New Muslim Converts Encounter
Charity by the Closetful
By Mary A. Jacobs
The Dallas Morning News
November 7, 2003
Local woman using donations to provide clothes for sisters
As Muslims focus on charitable acts during the month of Ramadan, one local Muslim woman has created a gift she hopes will keep on giving all year round.
Nadiya Iqbal, a recent convert to Islam, started a clothes closet to provide hijabs (headscarves), abayas (long robes) and other items of Islamic clothing for women who are new to the faith. It's called "My Sister's Closet" and all of the clothing is free. Some converts come because they can't afford to buy clothing; others simply need a little guidance, such as how to tie a headscarf properly.
"When I converted, I did not have any modest clothes to wear and certainly nothing to cover my head," said Ms. Iqbal. "I had no idea where to get the clothes I saw everyone else wearing, and, once I found out, I really could not afford them."
Many Muslim women, she discovered, have clothing sent from relatives in the Middle East. Without those family ties, suitable clothing is hard to come by.
"American clothes are really not geared to modesty," she added.
So Ms. Iqbal, an employee at the Islamic Association of North Texas, operates the closet out of her apartment to make recipients comfortable. A couple of large donations recently helped get things rolling.
"I had received a lot of the clothing as gifts from relatives in Saudi Arabia, and I just had too many," said Cindy Weber, a member of the mosque who donated several outfits to the project.
"I don't think any other masjid has anything like this," said Joana Jimenez, another member who has helped with the project. "We are so proud of Nadiya for bringing this new idea to us."
Ms. Jimenez adds that, for the upcoming holiday of Eid al-fitr that marks the end of Ramadan, Muslim women wear their dressiest garments, so the closet gives new converts an inexpensive way to prepare for the occasion.
"If you're a new convert, starting a whole new wardrobe can be pretty expensive," said Ms.

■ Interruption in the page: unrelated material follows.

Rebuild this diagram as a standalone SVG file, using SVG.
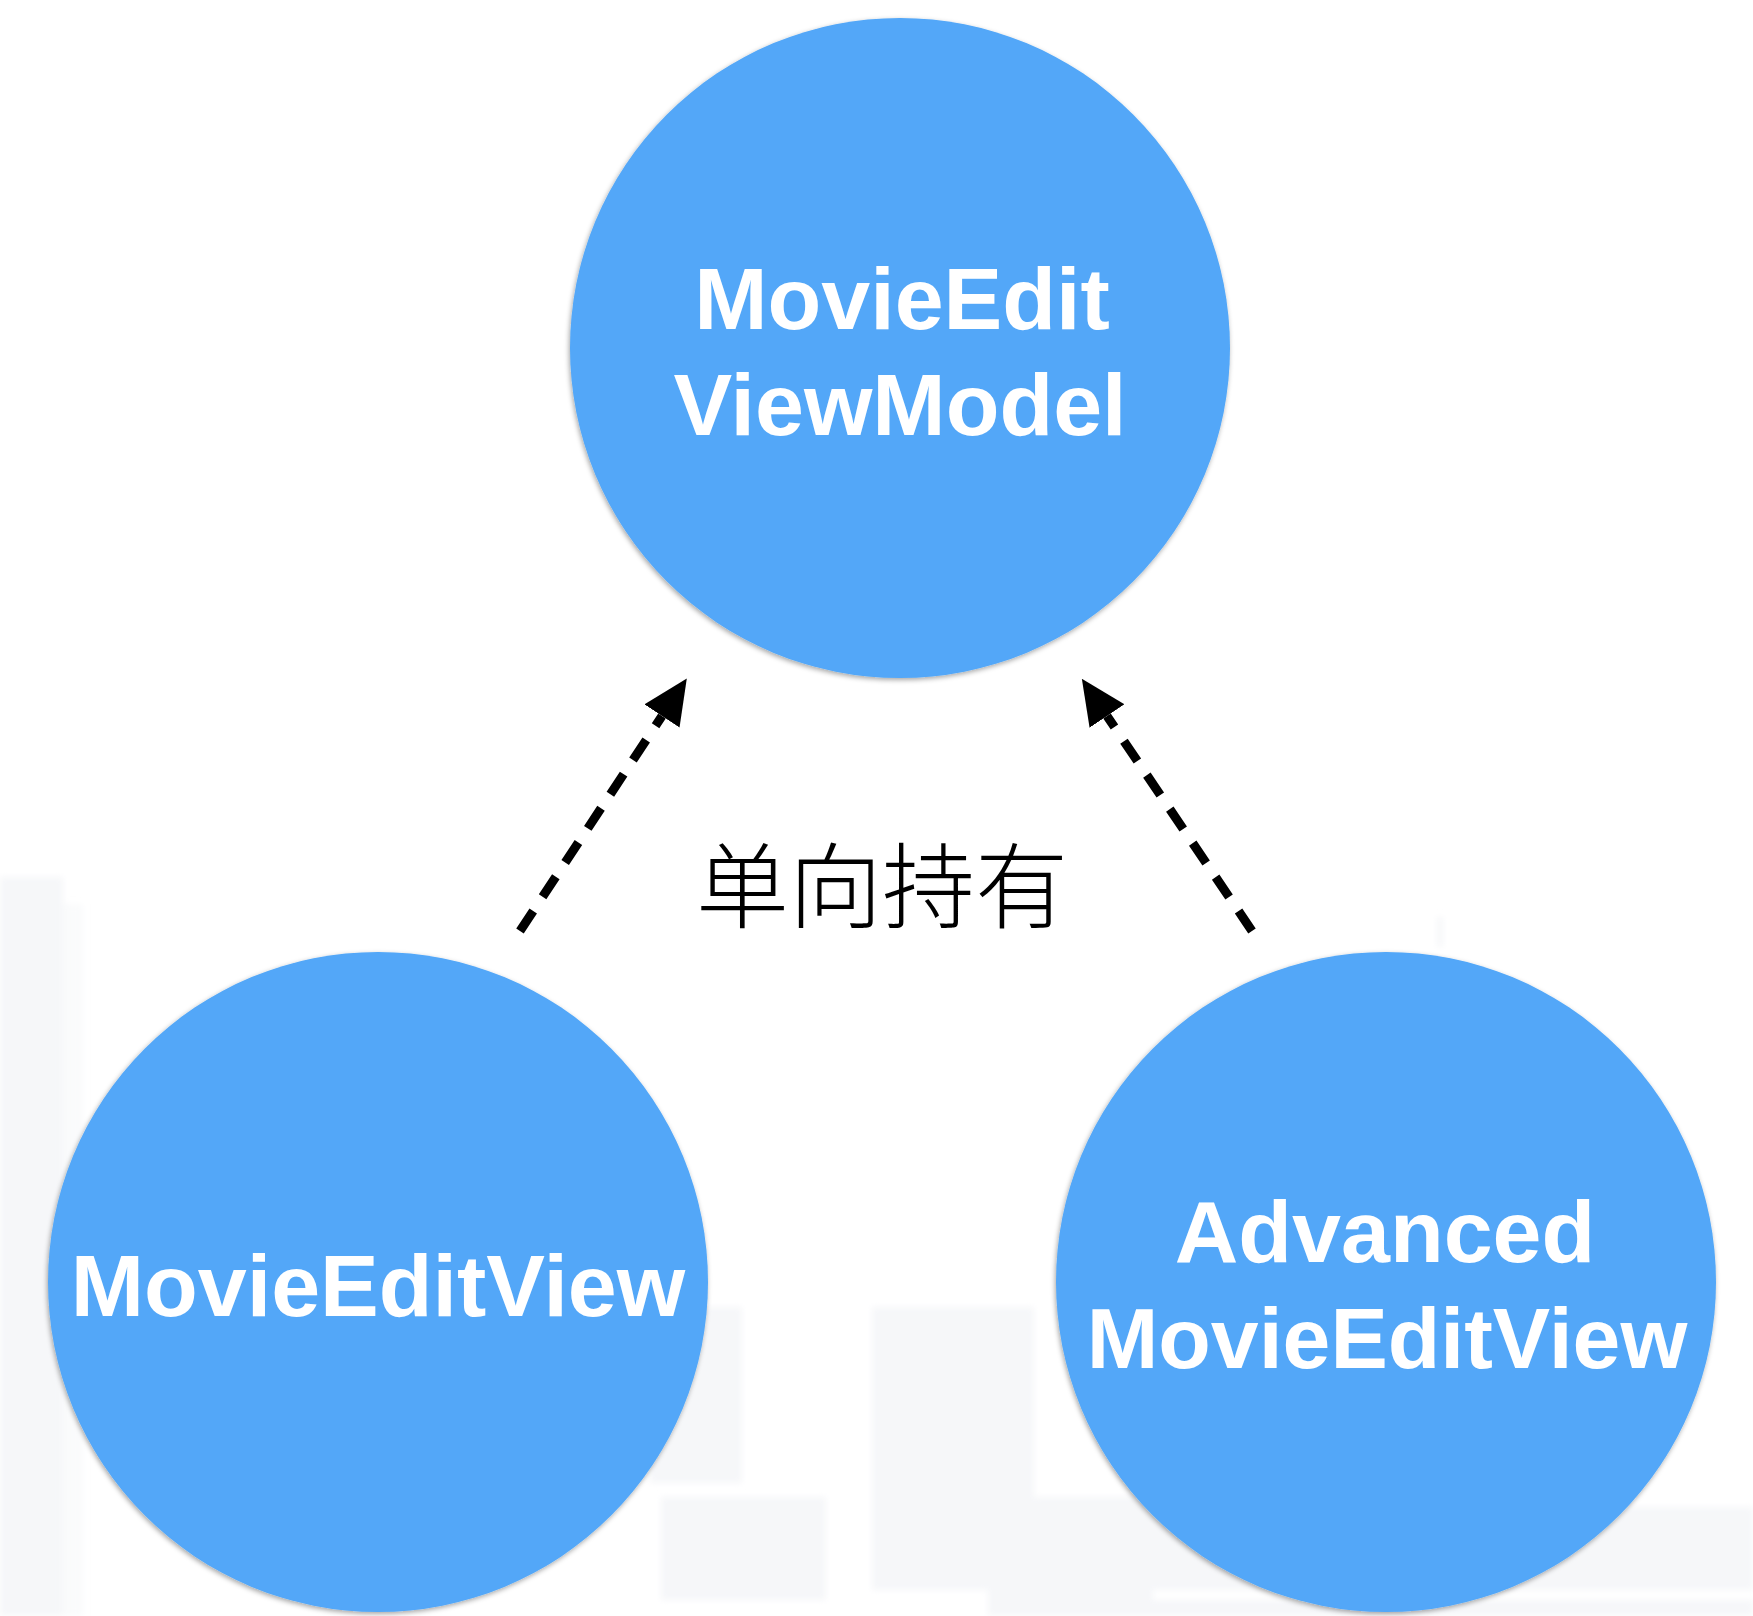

Iqbal. "So many of my clients are people who can't afford to buy everything they need.
"Others are just moms with several kids who don't buy anything for themselves. I just tell them, 'Come in, get what you need, get what you want.' "
Starting the clothes closet, Ms. Iqbal said, has been a lesson in charity. "People will give if they know there's a need," she said. "And needy people don't want to ask, but they will accept a gift if you can make it comfortable for them."